- **REQUEST**
Below are entries. Reproduce exactly the lines between the line holding "Write the TikZ code for this diagram." and the line holding "(scrbot) at (35,207)", inclusive, and only those.

- **MATERIAL**
↓↓↓
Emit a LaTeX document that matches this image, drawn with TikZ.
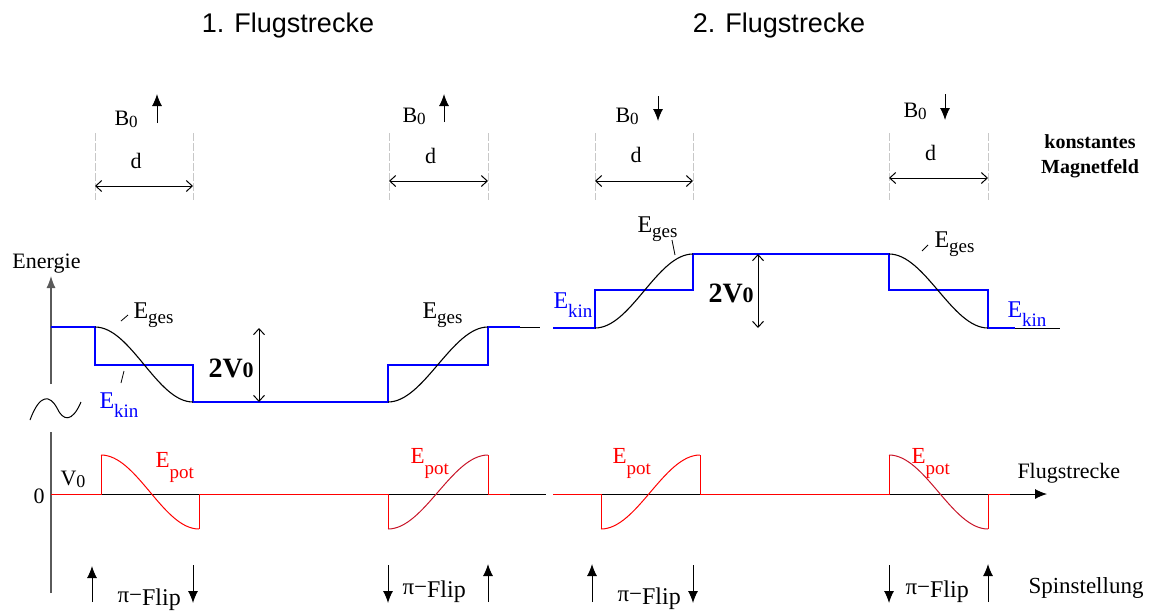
↑↑↑
↓↓↓
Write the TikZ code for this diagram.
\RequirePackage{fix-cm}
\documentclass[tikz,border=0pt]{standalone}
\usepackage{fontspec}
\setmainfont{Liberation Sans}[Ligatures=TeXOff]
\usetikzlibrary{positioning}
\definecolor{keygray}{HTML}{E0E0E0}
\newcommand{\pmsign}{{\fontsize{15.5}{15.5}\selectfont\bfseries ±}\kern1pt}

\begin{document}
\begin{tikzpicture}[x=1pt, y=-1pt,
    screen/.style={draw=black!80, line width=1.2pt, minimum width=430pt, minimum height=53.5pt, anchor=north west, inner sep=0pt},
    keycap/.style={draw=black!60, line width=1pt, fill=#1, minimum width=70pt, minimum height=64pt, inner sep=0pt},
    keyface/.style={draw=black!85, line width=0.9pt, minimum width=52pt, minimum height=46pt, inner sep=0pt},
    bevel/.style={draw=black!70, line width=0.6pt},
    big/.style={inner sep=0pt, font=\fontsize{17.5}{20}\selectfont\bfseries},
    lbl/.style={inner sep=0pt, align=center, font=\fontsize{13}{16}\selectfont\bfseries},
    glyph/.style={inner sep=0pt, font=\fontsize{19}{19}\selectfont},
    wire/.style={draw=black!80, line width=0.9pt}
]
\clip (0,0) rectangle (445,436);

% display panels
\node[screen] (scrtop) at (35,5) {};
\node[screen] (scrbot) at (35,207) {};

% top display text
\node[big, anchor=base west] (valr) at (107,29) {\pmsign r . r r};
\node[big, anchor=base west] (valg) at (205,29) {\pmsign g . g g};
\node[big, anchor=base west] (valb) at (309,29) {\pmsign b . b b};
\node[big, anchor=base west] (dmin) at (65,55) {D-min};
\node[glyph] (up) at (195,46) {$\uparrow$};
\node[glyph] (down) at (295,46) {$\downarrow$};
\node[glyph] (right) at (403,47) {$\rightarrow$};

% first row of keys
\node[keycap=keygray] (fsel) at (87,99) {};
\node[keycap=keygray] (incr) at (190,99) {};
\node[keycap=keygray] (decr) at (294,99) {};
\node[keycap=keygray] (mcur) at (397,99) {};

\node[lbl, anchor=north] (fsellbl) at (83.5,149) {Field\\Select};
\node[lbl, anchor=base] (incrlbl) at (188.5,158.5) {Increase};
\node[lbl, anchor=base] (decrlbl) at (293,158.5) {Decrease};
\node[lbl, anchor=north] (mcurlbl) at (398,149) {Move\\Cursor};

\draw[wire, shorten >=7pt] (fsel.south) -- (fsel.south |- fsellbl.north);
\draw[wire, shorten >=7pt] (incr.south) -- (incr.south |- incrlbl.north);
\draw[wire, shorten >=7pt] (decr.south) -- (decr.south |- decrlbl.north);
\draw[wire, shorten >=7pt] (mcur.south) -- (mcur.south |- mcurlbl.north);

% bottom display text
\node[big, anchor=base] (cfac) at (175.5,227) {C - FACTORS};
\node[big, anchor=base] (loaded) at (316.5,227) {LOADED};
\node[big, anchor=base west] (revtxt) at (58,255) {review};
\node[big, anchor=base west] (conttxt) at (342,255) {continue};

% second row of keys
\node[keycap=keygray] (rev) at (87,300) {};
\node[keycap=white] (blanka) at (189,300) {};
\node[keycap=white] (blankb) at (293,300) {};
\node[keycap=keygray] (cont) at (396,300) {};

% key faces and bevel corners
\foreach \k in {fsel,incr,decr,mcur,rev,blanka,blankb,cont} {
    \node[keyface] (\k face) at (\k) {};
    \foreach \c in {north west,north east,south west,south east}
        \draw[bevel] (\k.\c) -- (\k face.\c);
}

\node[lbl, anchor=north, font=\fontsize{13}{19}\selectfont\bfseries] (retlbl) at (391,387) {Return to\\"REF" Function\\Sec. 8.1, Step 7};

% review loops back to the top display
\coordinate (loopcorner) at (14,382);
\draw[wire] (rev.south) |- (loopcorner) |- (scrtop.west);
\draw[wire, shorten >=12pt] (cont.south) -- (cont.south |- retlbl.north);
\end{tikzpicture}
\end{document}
↑↑↑
- **SOLUTION TO THE PROBLEM**
Write the TikZ code for this diagram.
\RequirePackage{fix-cm}
\documentclass[tikz,border=0pt]{standalone}
\usepackage{fontspec}
\setmainfont{Liberation Sans}[Ligatures=TeXOff]
\usetikzlibrary{positioning}
\definecolor{keygray}{HTML}{E0E0E0}
\newcommand{\pmsign}{{\fontsize{15.5}{15.5}\selectfont\bfseries ±}\kern1pt}

\begin{document}
\begin{tikzpicture}[x=1pt, y=-1pt,
    screen/.style={draw=black!80, line width=1.2pt, minimum width=430pt, minimum height=53.5pt, anchor=north west, inner sep=0pt},
    keycap/.style={draw=black!60, line width=1pt, fill=#1, minimum width=70pt, minimum height=64pt, inner sep=0pt},
    keyface/.style={draw=black!85, line width=0.9pt, minimum width=52pt, minimum height=46pt, inner sep=0pt},
    bevel/.style={draw=black!70, line width=0.6pt},
    big/.style={inner sep=0pt, font=\fontsize{17.5}{20}\selectfont\bfseries},
    lbl/.style={inner sep=0pt, align=center, font=\fontsize{13}{16}\selectfont\bfseries},
    glyph/.style={inner sep=0pt, font=\fontsize{19}{19}\selectfont},
    wire/.style={draw=black!80, line width=0.9pt}
]
\clip (0,0) rectangle (445,436);

% display panels
\node[screen] (scrtop) at (35,5) {};
\node[screen] (scrbot) at (35,207) {};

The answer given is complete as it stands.